Her parents said their goodbyes to the nurses and headed toward the elevators with a wheelchair and a nurse escorting them.
I expected to say goodbye in the parking lot.
Instead, Kay walked over to me as her parents got into their car. "Can you drive me?" she asked, her voice barely above a whisper.
My heart skipped. “Yeah. Of course.” I said, trying not to sound as surprised—or relieved—as I felt.
She climbed into the passenger seat like she’d done a thousand times before, except now it felt foreign. We used to fill every second with jokes and half-finished thoughts, music blasting, windows down.
Today it’s quiet inside the Jeep—awkward. And that alone said everything. We’d never had awkward before. We’d had banter, tension, even fights—but never this fragile silence.
She kept her eyes on the window.
"You okay?" I asked gently, risking a glance her way.
She nodded but didn’t look at me. "Tired. Just… tired."
I didn’t ask anything else. Didn’t push. Just drove.
When we got to her street, I turned my blinker on.
"Can you keep driving? Please." she said quietly.
I flicked the blinker off and passed the turn.
We drove in silence for ten minutes. Fifteen. Through the wooded roads just beyond town, where the sun streaked through tall gums and the wind hummed like an old song.
Then her voice cut through the quiet.
“They tested my blood.”
I glanced over, but her eyes were fixed out the window.
“They thought my dad might need a transfusion. I offered. I didn’t even think. But—” she swallowed. “I wasn’t a match.”
My grip tightened on the steering wheel.
“Not even a near match,” she whispered.
I glanced at her sharply. She was staring straight ahead.
"What do you mean?" I asked.
"I mean," she said, turning to face me now, voice trembling, "Tom Roberts isn’t my biological father."
The words hit like a punch to the chest.
She laughed softly—bitter and broken. "I haven’t told anyone.

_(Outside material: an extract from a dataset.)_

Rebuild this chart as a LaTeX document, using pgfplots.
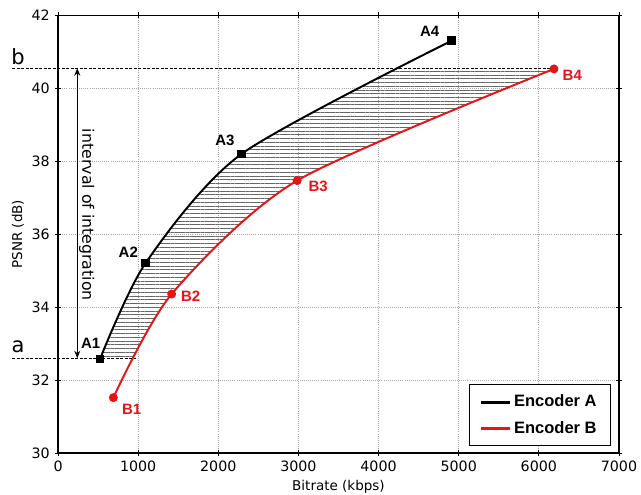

Not him. Not my mom. Not even Jessa. I just… kept it in. But I can’t anymore. I feel like I’m going to explode."
I pulled the car over on a quiet stretch of road and parked.
She was shaking now, hands curled in her lap.
"I don’t know who I am," she whispered. "I don’t know what that makes me."
I reached over, took her hand gently in mine.
"It makes you you, Kay. The same girl I’ve known since I was five. The one who kicked my ass at soccer in sixth grade. The one who reads four books at once and forgets where she puts her phone five times a day.” then I silently add “The one my wolf won’t shut up about."
Her eyes locked with mine, wide and glistening with tears.
"You’re still you," I said. "And I’m still here."
She exhaled like she hadn’t breathed in days—and leaned into me, forehead against my shoulder.
"Thank you," she whispered. "I didn’t know who else I could tell."
"Always me," I said, brushing her hair back behind her ear. "No matter what." I plant a gentle kiss on the top of her head
We sat like that for a long time. And for the first time all week, I felt my wolf go quiet.